-- start Data excerpt --

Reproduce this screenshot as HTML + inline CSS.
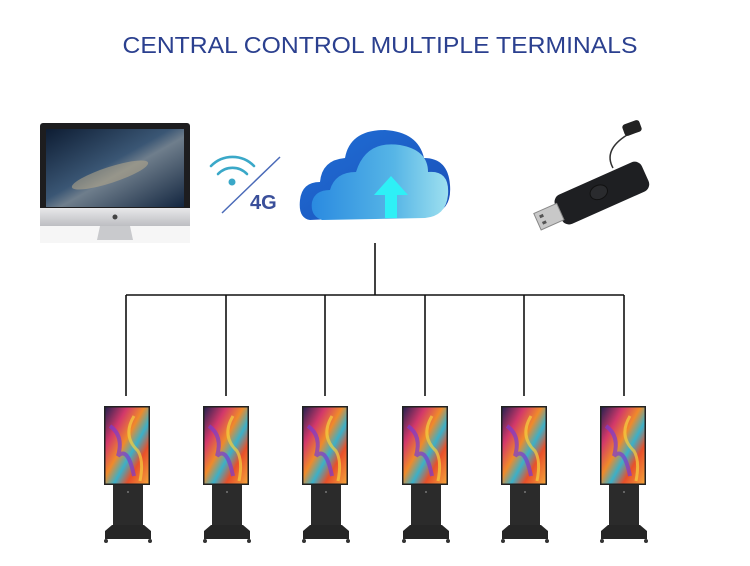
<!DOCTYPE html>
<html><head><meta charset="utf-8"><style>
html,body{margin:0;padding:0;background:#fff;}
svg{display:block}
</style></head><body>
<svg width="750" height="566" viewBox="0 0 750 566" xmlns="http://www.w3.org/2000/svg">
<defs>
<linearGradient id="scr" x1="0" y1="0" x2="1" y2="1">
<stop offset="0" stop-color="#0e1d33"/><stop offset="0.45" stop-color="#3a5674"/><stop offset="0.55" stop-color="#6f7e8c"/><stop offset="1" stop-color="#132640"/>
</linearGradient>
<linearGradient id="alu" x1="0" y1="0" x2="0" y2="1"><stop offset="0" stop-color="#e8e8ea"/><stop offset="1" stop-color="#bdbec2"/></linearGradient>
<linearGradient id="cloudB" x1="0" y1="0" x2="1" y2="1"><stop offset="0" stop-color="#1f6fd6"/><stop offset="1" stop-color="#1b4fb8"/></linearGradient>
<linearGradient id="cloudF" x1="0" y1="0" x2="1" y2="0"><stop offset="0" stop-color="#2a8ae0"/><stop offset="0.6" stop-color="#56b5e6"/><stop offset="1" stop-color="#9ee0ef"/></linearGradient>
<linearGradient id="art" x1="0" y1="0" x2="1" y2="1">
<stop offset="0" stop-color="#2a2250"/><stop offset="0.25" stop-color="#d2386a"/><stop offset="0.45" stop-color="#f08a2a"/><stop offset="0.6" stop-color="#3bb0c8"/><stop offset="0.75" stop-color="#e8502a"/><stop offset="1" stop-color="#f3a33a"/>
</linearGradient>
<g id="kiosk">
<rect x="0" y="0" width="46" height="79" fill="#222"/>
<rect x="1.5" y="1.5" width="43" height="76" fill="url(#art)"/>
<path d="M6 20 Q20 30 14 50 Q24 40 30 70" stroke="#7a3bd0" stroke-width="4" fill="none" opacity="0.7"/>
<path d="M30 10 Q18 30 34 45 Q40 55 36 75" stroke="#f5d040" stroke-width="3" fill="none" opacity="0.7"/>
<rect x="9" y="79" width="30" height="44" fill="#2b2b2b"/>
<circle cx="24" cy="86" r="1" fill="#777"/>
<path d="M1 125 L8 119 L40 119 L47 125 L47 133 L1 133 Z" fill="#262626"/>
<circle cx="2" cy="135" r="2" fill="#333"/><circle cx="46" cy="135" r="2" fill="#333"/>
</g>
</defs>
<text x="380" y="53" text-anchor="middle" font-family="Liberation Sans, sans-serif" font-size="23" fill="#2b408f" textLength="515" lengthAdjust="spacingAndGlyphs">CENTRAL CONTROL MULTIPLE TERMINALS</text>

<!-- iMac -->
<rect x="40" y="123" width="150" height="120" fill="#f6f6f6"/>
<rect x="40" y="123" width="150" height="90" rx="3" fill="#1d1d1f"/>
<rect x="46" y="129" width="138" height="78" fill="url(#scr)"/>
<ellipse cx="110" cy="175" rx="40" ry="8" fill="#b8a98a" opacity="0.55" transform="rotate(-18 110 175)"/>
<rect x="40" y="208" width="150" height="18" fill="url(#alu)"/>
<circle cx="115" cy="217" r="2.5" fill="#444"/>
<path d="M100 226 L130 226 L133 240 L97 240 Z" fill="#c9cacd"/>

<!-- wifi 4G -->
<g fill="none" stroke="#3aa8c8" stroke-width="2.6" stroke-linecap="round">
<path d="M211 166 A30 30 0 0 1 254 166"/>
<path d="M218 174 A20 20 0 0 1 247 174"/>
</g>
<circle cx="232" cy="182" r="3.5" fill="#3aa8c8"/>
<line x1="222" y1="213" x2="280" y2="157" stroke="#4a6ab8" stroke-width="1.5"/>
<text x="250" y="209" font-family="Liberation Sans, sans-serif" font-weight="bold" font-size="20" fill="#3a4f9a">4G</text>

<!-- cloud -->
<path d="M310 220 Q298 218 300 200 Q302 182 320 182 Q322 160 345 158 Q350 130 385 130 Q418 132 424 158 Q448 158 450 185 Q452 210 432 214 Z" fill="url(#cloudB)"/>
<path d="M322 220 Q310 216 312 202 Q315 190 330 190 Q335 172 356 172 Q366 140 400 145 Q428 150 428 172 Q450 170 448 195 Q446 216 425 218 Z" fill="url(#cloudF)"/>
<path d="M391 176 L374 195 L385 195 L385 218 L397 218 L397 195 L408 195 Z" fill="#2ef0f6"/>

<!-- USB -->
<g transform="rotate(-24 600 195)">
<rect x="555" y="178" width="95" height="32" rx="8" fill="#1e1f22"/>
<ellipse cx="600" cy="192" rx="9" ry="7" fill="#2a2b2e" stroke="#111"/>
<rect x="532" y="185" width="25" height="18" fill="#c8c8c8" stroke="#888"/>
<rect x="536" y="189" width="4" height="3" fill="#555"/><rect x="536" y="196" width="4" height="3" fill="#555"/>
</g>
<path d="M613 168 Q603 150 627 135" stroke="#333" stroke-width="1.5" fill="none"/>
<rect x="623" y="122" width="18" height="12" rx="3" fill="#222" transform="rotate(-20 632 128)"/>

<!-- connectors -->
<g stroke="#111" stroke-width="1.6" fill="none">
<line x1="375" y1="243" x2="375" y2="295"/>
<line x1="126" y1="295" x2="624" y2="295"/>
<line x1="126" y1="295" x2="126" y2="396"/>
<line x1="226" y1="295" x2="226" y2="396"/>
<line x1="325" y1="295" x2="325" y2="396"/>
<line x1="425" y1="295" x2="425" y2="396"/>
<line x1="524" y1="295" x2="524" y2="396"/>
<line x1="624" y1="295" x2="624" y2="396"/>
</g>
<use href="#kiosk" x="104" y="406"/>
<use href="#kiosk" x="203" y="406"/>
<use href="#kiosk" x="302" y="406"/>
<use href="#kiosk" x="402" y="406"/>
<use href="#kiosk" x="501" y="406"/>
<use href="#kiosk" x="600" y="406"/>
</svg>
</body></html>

-- end Data excerpt --

:: Exercise instructions ::
Transcribe the material as is, with images omitted.

:: Reply ::
Reproduce this screenshot as HTML + inline CSS.
<!DOCTYPE html>
<html><head><meta charset="utf-8"><style>
html,body{margin:0;padding:0;background:#fff;}
svg{display:block}
</style></head><body>
<svg width="750" height="566" viewBox="0 0 750 566" xmlns="http://www.w3.org/2000/svg">
<defs>
<linearGradient id="scr" x1="0" y1="0" x2="1" y2="1">
<stop offset="0" stop-color="#0e1d33"/><stop offset="0.45" stop-color="#3a5674"/><stop offset="0.55" stop-color="#6f7e8c"/><stop offset="1" stop-color="#132640"/>
</linearGradient>
<linearGradient id="alu" x1="0" y1="0" x2="0" y2="1"><stop offset="0" stop-color="#e8e8ea"/><stop offset="1" stop-color="#bdbec2"/></linearGradient>
<linearGradient id="cloudB" x1="0" y1="0" x2="1" y2="1"><stop offset="0" stop-color="#1f6fd6"/><stop offset="1" stop-color="#1b4fb8"/></linearGradient>
<linearGradient id="cloudF" x1="0" y1="0" x2="1" y2="0"><stop offset="0" stop-color="#2a8ae0"/><stop offset="0.6" stop-color="#56b5e6"/><stop offset="1" stop-color="#9ee0ef"/></linearGradient>
<linearGradient id="art" x1="0" y1="0" x2="1" y2="1">
<stop offset="0" stop-color="#2a2250"/><stop offset="0.25" stop-color="#d2386a"/><stop offset="0.45" stop-color="#f08a2a"/><stop offset="0.6" stop-color="#3bb0c8"/><stop offset="0.75" stop-color="#e8502a"/><stop offset="1" stop-color="#f3a33a"/>
</linearGradient>
<g id="kiosk">
<rect x="0" y="0" width="46" height="79" fill="#222"/>
<rect x="1.5" y="1.5" width="43" height="76" fill="url(#art)"/>
<path d="M6 20 Q20 30 14 50 Q24 40 30 70" stroke="#7a3bd0" stroke-width="4" fill="none" opacity="0.7"/>
<path d="M30 10 Q18 30 34 45 Q40 55 36 75" stroke="#f5d040" stroke-width="3" fill="none" opacity="0.7"/>
<rect x="9" y="79" width="30" height="44" fill="#2b2b2b"/>
<circle cx="24" cy="86" r="1" fill="#777"/>
<path d="M1 125 L8 119 L40 119 L47 125 L47 133 L1 133 Z" fill="#262626"/>
<circle cx="2" cy="135" r="2" fill="#333"/><circle cx="46" cy="135" r="2" fill="#333"/>
</g>
</defs>
<text x="380" y="53" text-anchor="middle" font-family="Liberation Sans, sans-serif" font-size="23" fill="#2b408f" textLength="515" lengthAdjust="spacingAndGlyphs">CENTRAL CONTROL MULTIPLE TERMINALS</text>

<!-- iMac -->
<rect x="40" y="123" width="150" height="120" fill="#f6f6f6"/>
<rect x="40" y="123" width="150" height="90" rx="3" fill="#1d1d1f"/>
<rect x="46" y="129" width="138" height="78" fill="url(#scr)"/>
<ellipse cx="110" cy="175" rx="40" ry="8" fill="#b8a98a" opacity="0.55" transform="rotate(-18 110 175)"/>
<rect x="40" y="208" width="150" height="18" fill="url(#alu)"/>
<circle cx="115" cy="217" r="2.5" fill="#444"/>
<path d="M100 226 L130 226 L133 240 L97 240 Z" fill="#c9cacd"/>

<!-- wifi 4G -->
<g fill="none" stroke="#3aa8c8" stroke-width="2.6" stroke-linecap="round">
<path d="M211 166 A30 30 0 0 1 254 166"/>
<path d="M218 174 A20 20 0 0 1 247 174"/>
</g>
<circle cx="232" cy="182" r="3.5" fill="#3aa8c8"/>
<line x1="222" y1="213" x2="280" y2="157" stroke="#4a6ab8" stroke-width="1.5"/>
<text x="250" y="209" font-family="Liberation Sans, sans-serif" font-weight="bold" font-size="20" fill="#3a4f9a">4G</text>

<!-- cloud -->
<path d="M310 220 Q298 218 300 200 Q302 182 320 182 Q322 160 345 158 Q350 130 385 130 Q418 132 424 158 Q448 158 450 185 Q452 210 432 214 Z" fill="url(#cloudB)"/>
<path d="M322 220 Q310 216 312 202 Q315 190 330 190 Q335 172 356 172 Q366 140 400 145 Q428 150 428 172 Q450 170 448 195 Q446 216 425 218 Z" fill="url(#cloudF)"/>
<path d="M391 176 L374 195 L385 195 L385 218 L397 218 L397 195 L408 195 Z" fill="#2ef0f6"/>

<!-- USB -->
<g transform="rotate(-24 600 195)">
<rect x="555" y="178" width="95" height="32" rx="8" fill="#1e1f22"/>
<ellipse cx="600" cy="192" rx="9" ry="7" fill="#2a2b2e" stroke="#111"/>
<rect x="532" y="185" width="25" height="18" fill="#c8c8c8" stroke="#888"/>
<rect x="536" y="189" width="4" height="3" fill="#555"/><rect x="536" y="196" width="4" height="3" fill="#555"/>
</g>
<path d="M613 168 Q603 150 627 135" stroke="#333" stroke-width="1.5" fill="none"/>
<rect x="623" y="122" width="18" height="12" rx="3" fill="#222" transform="rotate(-20 632 128)"/>

<!-- connectors -->
<g stroke="#111" stroke-width="1.6" fill="none">
<line x1="375" y1="243" x2="375" y2="295"/>
<line x1="126" y1="295" x2="624" y2="295"/>
<line x1="126" y1="295" x2="126" y2="396"/>
<line x1="226" y1="295" x2="226" y2="396"/>
<line x1="325" y1="295" x2="325" y2="396"/>
<line x1="425" y1="295" x2="425" y2="396"/>
<line x1="524" y1="295" x2="524" y2="396"/>
<line x1="624" y1="295" x2="624" y2="396"/>
</g>
<use href="#kiosk" x="104" y="406"/>
<use href="#kiosk" x="203" y="406"/>
<use href="#kiosk" x="302" y="406"/>
<use href="#kiosk" x="402" y="406"/>
<use href="#kiosk" x="501" y="406"/>
<use href="#kiosk" x="600" y="406"/>
</svg>
</body></html>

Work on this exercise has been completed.